From the autobiographical notes of Captain Charles Albertson regarding the time he served in the New York City Police Department.
In the early summer of 1902 [July 30, 1902], I was in command of the Delancy Street precinct. A Jewish Rabbi known as Chief Joseph died. There was a very large crowd at his funeral and the procession marched through many of the east side streets and passed over the Grand Street ferry on the way to the cemetery on Long Island. At exactly one P.M. a vast number of the procession were waiting in front of the Robert C. Hoe printing press factory which occupies an entire block on the north side of Grand Street near the ferry. When the whistle blew, the employees who had been sitting in many of the raised windows eating their lunch cast down on the crowd in the street the paper that their lunch was wrapped in, banana peel and other light remains of their dinner. The mourners were furious. Within five minutes they broke every window in the building on the Grand Street side. There was more than a bushel of broken bricks, pieces of stone and iron and other missiles gathered up from the inside of the building and as much more from the outside that failed to enter the structure.
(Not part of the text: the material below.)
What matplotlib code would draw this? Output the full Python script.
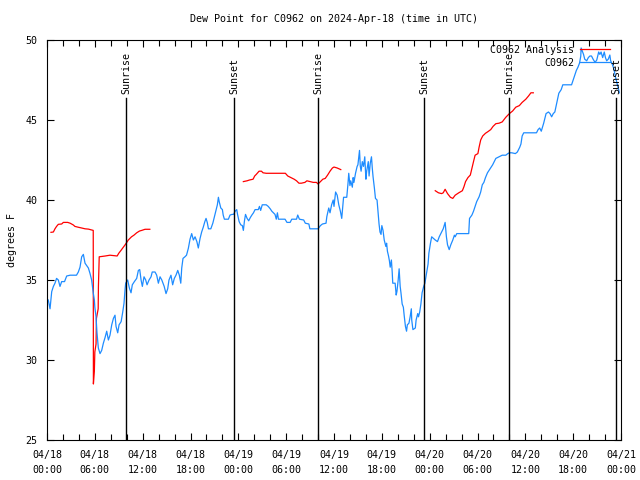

The police were quickly on the scene and dispersed the mob. Inspector Adam Cross was in charge of the district and soon arrived with the reserves from several precincts. We were kept busy the entire afternoon, as there was great excitement among the Jewish people. There was a very bitter feeling between them and the Hoe employees due to little petty acts of annoyance on the part of the employees from time to time. There was no construction of buildings or repairing being done within several blocks of the Hoe factory. Therefore, there could be no other conclusion arrived at than that the assailants were prepared for trouble for the dame was done and the mob dispersed before they could have secured the missiles from elsewhere. Inspector Cross stated these facts in his report of the disorder.
Mayor Seth Lowe appointed a committee to investigate the disaster which was headed by the eminent Jewish lawyer Louis Marshall. This committee spent several weeks in their very thorough investigation which I assisted in as far as possible devoting much time to the work. Their very voluminous report to Mayor Lowe criticized the statement of Inspector Cross in his report, where he stated the mob must have come prepared with missiles. This statement was correct. They did not find any fault with me but specially commended my action in the matter. Mayor Lowe ordered Commissioner Partridge to prefer charges against Inspector Cross and myself, stating that while the committee had no fault to find with my conduct, the thought I best be given a chance to explain. I had been explaining all summer.
In compliance with the Mayor’s orders, charges were preferred against Inspector Cross and I and we were tried and charges against me were dismissed.
Late in December following the trials, commissioner Partridge sent for me to come to his office. When I arrived he said, “I have resigned and my successor has been appointed and is now on his way here. I want you to know that the recent charges against you did not emanate from this office. Is there anything that I can do for you” I said, “Transfer me to the Eldridge Street Station.” I was then in Delancy Street precinct. My request was complied with. His last official act My conversation with the commissioner at this time convinced me that the cause of his resignation was his refusal or failure to dismiss Inspector Cross from the department.